■ **Task brief**
Where a line holds "this", copy it.

****************

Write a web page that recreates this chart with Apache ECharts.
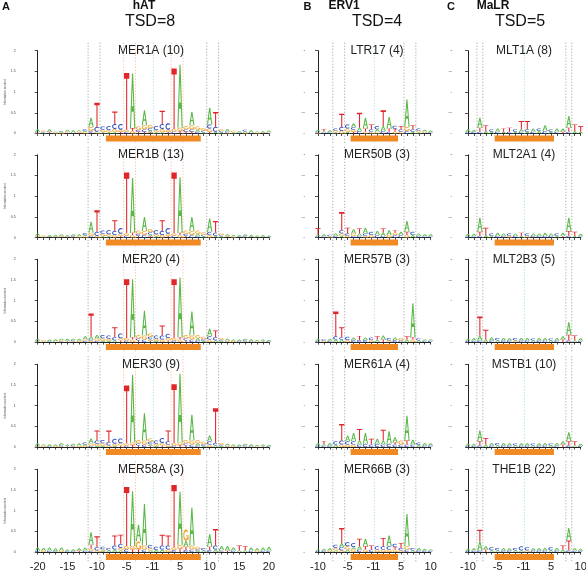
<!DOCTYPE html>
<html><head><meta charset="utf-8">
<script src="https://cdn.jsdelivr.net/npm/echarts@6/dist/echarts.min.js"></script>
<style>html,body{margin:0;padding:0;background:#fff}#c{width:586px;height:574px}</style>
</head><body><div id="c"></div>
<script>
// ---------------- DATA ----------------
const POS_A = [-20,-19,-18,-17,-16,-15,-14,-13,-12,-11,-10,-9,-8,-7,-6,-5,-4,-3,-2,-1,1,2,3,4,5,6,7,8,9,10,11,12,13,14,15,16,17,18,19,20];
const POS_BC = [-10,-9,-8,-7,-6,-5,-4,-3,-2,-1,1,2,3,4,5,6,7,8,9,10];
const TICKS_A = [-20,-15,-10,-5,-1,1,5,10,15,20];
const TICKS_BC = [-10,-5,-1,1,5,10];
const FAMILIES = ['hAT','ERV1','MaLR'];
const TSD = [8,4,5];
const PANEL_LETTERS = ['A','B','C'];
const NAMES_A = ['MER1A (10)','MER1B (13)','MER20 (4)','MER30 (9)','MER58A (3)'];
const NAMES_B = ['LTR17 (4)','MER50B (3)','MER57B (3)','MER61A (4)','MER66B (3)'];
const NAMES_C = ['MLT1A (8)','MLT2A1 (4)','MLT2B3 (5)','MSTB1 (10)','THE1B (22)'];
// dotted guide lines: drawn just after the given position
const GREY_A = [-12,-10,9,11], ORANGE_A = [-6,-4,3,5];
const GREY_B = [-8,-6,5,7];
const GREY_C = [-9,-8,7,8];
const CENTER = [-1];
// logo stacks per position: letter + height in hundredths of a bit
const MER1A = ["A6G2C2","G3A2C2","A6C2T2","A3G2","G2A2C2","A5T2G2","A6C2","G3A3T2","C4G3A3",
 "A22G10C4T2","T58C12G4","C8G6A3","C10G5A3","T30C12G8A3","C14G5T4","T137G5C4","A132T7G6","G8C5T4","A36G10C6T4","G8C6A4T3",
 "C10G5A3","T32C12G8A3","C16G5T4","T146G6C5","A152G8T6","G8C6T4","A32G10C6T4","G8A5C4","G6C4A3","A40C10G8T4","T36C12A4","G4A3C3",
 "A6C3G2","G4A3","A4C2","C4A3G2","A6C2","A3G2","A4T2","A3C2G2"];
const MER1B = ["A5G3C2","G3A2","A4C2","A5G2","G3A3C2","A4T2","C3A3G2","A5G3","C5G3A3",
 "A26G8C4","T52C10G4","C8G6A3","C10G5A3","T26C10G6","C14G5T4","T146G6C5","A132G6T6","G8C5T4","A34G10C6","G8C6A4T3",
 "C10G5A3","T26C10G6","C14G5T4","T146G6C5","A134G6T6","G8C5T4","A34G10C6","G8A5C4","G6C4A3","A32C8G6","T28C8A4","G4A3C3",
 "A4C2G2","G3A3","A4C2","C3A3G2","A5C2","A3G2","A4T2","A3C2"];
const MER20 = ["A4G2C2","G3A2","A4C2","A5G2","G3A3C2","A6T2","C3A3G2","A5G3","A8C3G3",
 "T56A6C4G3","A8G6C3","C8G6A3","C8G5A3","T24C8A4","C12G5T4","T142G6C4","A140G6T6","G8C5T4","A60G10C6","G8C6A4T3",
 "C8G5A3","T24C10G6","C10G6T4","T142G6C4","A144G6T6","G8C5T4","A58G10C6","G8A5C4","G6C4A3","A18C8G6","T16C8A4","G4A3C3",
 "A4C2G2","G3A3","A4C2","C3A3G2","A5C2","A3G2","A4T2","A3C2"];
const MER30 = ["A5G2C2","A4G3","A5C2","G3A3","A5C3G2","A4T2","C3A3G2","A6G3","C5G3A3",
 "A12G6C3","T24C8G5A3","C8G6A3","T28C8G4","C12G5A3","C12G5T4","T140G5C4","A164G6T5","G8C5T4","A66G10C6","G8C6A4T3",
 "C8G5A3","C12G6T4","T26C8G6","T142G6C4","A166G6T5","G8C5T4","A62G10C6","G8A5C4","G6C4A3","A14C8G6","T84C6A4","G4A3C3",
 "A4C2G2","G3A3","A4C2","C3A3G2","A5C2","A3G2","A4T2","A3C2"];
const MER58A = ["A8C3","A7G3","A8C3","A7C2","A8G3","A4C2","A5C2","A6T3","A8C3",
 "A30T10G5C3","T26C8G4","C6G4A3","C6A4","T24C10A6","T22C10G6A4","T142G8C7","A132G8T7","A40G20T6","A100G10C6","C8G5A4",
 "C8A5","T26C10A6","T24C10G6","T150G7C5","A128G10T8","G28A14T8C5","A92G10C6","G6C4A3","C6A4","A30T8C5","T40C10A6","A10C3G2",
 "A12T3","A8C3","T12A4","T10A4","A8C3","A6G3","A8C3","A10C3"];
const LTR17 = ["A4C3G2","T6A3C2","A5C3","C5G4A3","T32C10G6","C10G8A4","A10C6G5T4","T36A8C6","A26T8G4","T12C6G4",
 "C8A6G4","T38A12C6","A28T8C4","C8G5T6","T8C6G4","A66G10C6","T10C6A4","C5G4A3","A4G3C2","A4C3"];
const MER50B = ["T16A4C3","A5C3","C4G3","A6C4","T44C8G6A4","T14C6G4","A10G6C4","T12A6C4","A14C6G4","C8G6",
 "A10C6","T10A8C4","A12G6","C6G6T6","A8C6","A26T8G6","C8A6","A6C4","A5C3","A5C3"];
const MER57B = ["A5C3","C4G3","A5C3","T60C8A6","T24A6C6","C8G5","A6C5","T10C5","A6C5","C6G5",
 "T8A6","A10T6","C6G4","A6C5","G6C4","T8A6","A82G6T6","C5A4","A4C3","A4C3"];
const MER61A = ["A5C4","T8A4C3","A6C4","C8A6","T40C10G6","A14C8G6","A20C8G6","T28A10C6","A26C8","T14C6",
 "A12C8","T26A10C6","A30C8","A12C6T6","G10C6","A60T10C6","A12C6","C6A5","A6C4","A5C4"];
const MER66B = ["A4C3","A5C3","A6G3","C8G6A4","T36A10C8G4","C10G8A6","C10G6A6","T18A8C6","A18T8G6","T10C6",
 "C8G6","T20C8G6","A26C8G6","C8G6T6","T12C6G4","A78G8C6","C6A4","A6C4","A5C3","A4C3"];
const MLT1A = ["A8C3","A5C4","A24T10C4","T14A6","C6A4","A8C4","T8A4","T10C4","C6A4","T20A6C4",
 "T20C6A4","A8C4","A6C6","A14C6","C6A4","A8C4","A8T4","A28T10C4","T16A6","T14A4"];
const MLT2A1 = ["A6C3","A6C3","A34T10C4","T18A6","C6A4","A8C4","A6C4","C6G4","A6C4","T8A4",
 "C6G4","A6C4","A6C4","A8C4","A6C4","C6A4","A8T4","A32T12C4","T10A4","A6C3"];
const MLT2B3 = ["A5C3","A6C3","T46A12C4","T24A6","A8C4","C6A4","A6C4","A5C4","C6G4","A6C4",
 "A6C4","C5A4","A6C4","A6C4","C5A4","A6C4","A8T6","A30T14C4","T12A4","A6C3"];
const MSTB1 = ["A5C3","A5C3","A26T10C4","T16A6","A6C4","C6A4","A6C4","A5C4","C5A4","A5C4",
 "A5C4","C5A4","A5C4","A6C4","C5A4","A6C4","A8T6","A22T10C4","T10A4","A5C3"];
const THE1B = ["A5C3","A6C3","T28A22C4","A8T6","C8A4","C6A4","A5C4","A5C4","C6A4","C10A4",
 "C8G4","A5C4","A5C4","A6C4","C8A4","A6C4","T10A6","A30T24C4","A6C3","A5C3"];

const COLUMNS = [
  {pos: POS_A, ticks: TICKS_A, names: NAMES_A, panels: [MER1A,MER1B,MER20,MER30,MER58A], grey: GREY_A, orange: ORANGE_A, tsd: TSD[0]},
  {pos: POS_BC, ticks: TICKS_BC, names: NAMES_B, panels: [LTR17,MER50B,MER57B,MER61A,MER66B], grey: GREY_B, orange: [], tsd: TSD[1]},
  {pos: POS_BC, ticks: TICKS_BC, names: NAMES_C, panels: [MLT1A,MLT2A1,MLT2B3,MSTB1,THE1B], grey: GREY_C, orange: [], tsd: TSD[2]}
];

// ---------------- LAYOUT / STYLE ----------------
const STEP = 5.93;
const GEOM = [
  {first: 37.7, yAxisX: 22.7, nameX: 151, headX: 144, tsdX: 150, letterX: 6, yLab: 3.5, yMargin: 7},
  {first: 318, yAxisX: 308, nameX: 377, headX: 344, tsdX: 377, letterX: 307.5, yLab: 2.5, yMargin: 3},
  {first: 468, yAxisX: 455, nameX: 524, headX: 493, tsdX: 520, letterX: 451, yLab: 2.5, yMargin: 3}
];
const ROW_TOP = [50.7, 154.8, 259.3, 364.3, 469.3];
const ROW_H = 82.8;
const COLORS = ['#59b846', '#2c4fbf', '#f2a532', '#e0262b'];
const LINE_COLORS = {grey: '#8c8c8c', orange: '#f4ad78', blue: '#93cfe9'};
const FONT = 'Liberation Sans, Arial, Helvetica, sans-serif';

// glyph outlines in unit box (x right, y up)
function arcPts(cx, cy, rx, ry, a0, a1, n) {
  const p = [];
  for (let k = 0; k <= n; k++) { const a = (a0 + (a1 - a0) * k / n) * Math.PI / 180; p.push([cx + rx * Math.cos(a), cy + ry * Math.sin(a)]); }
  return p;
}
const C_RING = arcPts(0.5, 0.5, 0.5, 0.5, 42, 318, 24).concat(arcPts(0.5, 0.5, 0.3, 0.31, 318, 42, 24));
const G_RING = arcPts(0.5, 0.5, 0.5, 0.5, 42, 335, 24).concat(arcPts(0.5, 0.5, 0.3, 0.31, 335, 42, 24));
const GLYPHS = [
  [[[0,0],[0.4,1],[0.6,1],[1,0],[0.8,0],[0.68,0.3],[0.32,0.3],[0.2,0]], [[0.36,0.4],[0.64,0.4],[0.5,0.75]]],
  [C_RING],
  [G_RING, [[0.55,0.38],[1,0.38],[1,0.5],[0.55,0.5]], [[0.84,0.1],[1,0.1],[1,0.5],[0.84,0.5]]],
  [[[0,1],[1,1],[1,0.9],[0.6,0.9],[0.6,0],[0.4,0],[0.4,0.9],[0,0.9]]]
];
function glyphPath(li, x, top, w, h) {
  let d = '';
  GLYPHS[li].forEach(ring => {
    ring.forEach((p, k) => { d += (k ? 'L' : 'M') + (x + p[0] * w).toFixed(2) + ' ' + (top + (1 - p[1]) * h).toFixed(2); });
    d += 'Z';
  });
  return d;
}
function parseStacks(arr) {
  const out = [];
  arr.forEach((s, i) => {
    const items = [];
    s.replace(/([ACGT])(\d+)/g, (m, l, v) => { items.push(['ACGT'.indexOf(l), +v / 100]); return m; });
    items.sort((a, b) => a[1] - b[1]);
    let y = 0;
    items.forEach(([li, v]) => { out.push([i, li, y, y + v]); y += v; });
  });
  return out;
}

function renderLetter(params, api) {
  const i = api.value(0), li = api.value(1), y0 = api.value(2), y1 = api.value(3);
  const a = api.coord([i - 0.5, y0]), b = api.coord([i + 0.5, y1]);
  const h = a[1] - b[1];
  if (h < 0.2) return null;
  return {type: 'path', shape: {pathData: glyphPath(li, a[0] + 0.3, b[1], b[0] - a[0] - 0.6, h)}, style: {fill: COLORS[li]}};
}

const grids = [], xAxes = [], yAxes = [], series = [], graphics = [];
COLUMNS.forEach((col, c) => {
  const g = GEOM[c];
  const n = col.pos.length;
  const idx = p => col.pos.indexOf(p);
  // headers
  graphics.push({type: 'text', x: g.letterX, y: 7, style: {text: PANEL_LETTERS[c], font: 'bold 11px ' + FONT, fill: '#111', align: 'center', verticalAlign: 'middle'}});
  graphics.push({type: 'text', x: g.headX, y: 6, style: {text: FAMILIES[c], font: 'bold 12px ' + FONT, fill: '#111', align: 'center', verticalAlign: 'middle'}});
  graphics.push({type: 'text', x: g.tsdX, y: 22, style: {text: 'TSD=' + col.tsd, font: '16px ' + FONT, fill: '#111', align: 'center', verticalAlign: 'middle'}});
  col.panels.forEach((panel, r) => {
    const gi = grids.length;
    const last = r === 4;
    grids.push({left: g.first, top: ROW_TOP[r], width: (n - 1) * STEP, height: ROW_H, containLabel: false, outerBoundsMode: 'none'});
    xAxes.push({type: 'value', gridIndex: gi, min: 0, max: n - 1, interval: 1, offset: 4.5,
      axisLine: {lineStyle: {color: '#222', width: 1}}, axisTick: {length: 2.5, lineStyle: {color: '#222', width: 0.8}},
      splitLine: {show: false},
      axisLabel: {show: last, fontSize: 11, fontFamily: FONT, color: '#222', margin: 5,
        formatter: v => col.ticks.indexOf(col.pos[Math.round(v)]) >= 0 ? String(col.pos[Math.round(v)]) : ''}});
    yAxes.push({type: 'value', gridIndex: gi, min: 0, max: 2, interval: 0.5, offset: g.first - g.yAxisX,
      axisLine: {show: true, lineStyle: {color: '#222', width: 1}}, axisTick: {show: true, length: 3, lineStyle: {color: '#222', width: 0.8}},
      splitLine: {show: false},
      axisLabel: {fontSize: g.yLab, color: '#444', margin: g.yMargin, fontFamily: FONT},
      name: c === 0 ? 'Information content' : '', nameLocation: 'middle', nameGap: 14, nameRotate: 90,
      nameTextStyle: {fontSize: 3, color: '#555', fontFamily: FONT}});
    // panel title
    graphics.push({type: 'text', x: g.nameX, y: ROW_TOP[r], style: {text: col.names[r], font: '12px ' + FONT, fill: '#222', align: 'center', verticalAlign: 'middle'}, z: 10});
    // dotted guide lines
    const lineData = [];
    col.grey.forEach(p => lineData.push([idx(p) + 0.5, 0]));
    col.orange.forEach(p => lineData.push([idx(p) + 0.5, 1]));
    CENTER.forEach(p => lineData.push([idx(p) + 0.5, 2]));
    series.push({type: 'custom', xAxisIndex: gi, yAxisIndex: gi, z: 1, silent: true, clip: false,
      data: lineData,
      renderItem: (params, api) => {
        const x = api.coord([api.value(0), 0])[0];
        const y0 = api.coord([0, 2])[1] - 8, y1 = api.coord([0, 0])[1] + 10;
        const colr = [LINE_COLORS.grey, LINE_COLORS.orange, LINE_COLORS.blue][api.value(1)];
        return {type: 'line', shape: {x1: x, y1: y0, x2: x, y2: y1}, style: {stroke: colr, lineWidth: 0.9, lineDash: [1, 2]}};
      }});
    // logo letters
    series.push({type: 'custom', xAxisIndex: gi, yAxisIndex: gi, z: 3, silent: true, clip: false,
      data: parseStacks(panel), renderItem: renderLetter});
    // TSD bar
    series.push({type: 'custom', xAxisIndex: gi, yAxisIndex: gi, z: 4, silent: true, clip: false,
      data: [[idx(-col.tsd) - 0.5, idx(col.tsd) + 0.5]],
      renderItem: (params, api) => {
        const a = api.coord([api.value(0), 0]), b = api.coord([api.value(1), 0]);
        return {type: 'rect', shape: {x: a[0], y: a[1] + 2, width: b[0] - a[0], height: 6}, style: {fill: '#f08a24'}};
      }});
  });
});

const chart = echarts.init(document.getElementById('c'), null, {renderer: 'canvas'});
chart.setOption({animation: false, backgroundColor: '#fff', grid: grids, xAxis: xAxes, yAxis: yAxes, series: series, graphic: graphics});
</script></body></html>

****************

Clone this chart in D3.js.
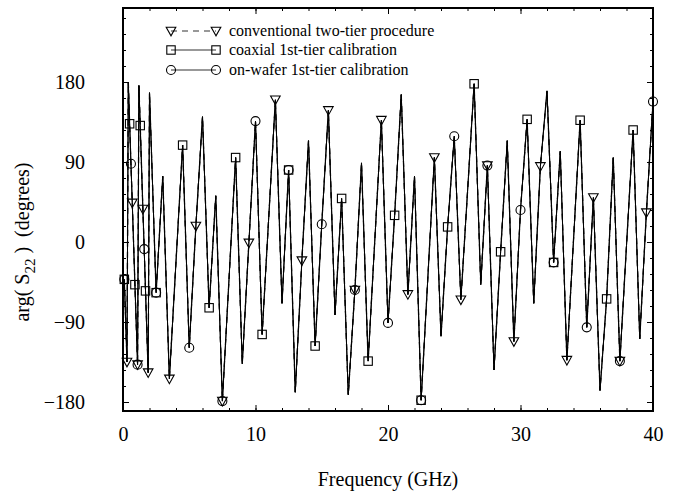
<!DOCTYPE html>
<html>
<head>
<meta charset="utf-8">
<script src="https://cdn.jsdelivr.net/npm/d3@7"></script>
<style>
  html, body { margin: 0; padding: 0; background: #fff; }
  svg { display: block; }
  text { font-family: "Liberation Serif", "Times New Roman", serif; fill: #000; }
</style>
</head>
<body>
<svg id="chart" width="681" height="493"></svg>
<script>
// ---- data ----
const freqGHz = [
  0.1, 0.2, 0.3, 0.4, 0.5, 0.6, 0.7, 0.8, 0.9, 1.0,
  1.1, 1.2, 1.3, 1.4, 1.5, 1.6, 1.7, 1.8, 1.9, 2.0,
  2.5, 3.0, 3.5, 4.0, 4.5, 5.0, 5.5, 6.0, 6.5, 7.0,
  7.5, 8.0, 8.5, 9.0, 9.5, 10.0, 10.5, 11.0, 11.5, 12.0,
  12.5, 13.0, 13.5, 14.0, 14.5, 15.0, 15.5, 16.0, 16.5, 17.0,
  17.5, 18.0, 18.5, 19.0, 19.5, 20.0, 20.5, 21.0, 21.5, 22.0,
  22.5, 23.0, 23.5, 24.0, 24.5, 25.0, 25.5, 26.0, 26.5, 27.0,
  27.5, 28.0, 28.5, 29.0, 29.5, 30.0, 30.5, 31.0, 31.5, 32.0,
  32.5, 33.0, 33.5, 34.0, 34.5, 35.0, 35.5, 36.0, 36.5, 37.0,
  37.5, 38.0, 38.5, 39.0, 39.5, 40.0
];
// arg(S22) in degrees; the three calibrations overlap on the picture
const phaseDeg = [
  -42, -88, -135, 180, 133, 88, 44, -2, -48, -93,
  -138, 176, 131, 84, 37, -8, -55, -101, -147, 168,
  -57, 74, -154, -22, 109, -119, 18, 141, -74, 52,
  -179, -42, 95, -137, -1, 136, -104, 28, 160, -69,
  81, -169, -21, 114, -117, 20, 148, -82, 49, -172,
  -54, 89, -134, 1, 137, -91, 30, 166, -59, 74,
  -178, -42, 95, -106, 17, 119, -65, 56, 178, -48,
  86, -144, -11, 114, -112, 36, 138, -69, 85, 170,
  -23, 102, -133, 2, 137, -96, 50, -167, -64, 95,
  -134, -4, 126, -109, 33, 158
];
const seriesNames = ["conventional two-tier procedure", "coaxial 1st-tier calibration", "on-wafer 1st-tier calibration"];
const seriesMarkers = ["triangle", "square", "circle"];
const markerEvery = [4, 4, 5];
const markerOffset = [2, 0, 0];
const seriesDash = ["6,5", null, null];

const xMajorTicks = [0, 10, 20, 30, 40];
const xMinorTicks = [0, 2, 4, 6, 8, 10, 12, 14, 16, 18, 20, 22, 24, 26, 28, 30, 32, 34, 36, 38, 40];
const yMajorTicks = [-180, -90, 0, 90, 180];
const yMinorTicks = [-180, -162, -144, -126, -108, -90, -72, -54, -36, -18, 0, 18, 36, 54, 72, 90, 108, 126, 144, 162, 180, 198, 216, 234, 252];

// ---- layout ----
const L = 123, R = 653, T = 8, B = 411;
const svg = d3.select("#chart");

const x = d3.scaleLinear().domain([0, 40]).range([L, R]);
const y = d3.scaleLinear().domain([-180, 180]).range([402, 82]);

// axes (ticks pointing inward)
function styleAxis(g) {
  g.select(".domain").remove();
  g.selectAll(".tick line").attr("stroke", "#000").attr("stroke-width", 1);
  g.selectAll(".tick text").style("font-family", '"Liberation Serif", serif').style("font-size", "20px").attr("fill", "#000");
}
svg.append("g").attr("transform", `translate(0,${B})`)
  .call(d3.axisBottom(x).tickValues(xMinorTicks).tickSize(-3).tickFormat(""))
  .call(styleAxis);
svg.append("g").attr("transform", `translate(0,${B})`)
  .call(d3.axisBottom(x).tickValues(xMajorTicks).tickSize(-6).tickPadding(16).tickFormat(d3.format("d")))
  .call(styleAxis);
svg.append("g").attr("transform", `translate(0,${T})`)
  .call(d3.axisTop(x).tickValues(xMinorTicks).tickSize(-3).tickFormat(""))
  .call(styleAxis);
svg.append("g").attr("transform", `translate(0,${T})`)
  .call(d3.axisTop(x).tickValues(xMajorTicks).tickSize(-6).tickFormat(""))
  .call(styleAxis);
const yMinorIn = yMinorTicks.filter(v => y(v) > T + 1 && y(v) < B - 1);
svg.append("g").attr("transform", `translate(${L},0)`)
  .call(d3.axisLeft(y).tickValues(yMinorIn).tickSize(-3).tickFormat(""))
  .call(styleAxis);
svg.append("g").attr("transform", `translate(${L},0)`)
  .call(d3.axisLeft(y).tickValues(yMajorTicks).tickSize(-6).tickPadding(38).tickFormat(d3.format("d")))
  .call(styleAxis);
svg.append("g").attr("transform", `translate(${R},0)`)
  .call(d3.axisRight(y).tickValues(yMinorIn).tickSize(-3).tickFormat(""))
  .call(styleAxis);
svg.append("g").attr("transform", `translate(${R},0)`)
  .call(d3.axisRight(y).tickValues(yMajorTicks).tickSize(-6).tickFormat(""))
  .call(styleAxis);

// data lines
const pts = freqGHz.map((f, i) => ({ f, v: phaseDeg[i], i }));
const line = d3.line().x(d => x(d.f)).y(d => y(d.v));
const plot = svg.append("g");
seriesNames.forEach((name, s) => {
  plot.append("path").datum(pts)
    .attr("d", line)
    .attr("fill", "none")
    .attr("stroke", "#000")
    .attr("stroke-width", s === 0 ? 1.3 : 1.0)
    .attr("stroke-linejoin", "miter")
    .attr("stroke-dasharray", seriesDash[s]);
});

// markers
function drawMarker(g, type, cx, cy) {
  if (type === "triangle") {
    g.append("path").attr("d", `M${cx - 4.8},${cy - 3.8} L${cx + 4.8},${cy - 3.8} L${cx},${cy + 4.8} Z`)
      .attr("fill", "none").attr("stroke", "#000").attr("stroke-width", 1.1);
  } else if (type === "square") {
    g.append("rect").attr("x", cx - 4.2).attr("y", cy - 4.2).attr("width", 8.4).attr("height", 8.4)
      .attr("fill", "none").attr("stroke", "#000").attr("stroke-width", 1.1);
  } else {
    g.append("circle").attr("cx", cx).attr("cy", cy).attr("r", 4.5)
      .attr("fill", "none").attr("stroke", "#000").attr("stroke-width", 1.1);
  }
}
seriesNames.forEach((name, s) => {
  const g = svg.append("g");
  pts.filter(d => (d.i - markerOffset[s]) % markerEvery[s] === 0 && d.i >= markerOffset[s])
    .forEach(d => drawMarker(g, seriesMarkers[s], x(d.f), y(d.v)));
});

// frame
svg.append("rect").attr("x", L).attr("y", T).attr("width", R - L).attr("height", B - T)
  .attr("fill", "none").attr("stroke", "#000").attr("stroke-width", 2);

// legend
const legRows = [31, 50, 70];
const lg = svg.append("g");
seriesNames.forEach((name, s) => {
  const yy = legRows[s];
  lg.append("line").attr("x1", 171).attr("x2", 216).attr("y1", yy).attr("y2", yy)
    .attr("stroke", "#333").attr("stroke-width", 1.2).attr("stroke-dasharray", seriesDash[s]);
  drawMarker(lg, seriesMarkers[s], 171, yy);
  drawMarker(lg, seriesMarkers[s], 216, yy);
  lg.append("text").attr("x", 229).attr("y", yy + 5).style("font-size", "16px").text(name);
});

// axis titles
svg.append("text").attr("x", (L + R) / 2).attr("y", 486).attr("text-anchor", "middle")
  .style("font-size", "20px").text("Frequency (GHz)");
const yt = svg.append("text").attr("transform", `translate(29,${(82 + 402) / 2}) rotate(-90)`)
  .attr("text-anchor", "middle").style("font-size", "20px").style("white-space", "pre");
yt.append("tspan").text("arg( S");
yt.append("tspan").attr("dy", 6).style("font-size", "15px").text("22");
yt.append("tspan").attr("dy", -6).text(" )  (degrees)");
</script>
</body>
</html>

****************

■ **Correct output**
Write a web page that recreates this chart with Apache ECharts.
Clone this chart in D3.js.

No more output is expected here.